Assuming that combat on its own merits was a nightmare, it’s hard to imagine how pleasant it was made by the addition of a debilitating hangover and bowels violently emptying themselves. The alcohol blinded men, maimed others, and killed even more (188 in one seven month period), so you’d think the men might just not drink. However, killing, blinding, and maiming far more men was the artillery, bullets, and landmines that took up a great deal of their bandwidth. Namely, the entire reason for drinking. A bad hangover, going blind, or dying from alcohol poisoning were all better than being blown to pieces. In two of those choices you got out of the war. If you died of drinking, at least you had more fun on the way out. In any event, the raisin jack, swipe, jungle juice, Kickapoo joy juice, and torpedo juice the soldiers were drinking at least provided them some comfort.
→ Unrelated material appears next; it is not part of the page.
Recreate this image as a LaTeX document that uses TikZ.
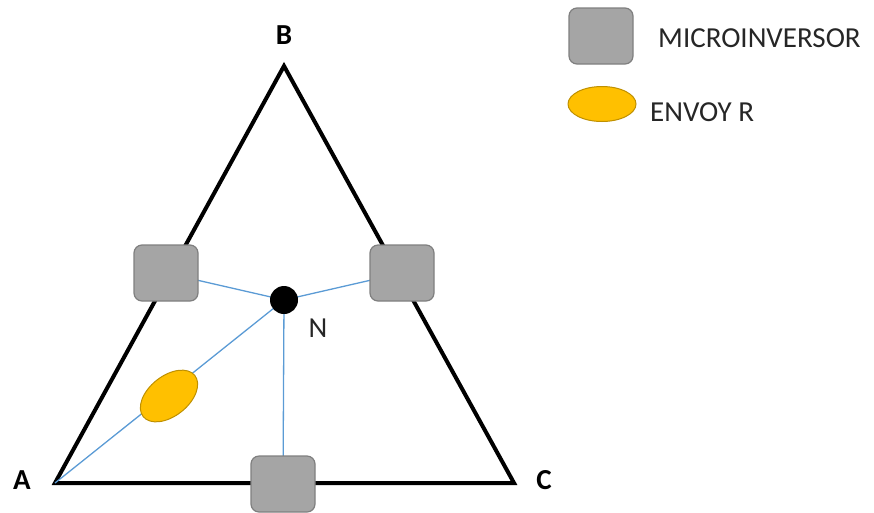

Hopefully, Hawkeye Pierce’s still provided him and his colleagues with the same. As a doctor with chemistry training, we hope his was better and didn’t blind anyone. I assume that when he left Korea and got home to Crabapple Cove, Maine, he went to a bar and had a real drink. And he surely deserved it. Today we raise a glass to Hawkeye Pierce, the still, and the 4077th M*A*S*H. Since replicating the still’s alcohol would basically be a straight shot of nearly 100 proof alcohol, we’re having Torpedo Juice. And since genuine Torpedo Juice includes a grain alcohol that’s 95% ethanol and really genuine Torpedo Juice contains torpedo fuel, and since I have no plans of killing any of you, we’re improvising a bit.

Torpedo Juice

  • Pineapple juice
  • Vodka (any kind)
  • A glass
  • Nowhere to go


Measure out 2 shots of vodka and put it in a glass, then add three shots of pineapple juice. Raise the glass and drink to anyone you know or knew who ever had to be in a combat zone. And remember, while suicide is painless, a violent emptying of the bowels is not, so no torpedo fuel.